» **Your instructions**:
Check each line below for the word "this" and give the number of lines that have it, nothing more.

» **Given records**:
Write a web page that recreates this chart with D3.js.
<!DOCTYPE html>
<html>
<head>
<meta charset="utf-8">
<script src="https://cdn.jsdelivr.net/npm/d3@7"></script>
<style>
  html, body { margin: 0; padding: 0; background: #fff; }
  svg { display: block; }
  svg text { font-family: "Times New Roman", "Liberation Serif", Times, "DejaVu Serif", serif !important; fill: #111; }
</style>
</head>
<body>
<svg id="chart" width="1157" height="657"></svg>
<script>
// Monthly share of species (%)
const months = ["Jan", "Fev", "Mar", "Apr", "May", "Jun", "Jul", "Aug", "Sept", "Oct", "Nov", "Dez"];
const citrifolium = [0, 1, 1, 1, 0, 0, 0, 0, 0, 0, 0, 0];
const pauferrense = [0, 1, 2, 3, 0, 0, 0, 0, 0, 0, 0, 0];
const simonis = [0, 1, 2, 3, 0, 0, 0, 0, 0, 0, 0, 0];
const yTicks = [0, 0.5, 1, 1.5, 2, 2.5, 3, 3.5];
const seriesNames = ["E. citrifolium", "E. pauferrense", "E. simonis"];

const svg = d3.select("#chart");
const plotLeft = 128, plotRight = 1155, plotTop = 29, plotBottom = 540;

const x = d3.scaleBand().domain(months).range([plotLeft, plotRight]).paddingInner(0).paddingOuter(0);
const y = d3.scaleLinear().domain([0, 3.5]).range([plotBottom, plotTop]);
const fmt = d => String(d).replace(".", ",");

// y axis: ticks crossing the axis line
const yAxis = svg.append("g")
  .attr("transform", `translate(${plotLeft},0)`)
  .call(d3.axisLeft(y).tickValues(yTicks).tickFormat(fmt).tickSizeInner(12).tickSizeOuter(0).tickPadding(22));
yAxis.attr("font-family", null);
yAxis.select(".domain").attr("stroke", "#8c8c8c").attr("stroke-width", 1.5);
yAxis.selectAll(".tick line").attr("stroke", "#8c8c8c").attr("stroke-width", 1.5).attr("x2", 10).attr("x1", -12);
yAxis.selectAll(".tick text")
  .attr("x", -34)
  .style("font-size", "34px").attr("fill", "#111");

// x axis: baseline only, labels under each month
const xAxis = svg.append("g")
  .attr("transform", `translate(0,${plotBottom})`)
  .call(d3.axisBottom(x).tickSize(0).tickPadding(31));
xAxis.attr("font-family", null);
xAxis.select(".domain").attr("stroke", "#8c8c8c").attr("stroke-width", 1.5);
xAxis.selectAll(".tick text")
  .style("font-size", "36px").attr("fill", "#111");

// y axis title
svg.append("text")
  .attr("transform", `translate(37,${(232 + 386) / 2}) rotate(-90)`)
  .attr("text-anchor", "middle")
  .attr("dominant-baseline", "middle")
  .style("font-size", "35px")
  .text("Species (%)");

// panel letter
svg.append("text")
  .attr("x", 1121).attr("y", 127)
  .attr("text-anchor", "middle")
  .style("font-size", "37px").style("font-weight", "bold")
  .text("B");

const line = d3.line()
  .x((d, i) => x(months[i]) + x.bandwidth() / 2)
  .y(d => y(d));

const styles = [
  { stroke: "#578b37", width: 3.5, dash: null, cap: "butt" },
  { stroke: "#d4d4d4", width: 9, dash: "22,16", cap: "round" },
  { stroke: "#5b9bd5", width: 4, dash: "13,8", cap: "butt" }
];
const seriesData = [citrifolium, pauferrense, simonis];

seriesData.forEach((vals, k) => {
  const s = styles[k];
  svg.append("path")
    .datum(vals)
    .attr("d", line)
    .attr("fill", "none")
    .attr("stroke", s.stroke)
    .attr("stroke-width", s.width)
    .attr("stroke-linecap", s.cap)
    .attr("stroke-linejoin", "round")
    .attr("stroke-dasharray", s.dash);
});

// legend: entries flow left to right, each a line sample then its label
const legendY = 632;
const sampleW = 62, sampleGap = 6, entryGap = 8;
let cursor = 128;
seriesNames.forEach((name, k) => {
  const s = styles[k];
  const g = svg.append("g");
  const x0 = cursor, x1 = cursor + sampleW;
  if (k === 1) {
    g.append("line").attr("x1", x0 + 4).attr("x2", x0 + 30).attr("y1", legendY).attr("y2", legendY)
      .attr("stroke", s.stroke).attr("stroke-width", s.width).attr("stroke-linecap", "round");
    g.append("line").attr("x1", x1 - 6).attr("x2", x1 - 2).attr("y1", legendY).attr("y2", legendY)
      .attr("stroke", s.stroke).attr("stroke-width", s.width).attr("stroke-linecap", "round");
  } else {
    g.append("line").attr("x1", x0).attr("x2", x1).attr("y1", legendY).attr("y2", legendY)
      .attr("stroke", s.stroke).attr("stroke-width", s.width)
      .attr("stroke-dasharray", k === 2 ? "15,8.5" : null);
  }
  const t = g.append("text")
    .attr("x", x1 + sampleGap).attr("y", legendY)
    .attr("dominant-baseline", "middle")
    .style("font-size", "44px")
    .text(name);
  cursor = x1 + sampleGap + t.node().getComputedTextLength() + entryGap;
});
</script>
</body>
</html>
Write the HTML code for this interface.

» **Solution to the problem**:
2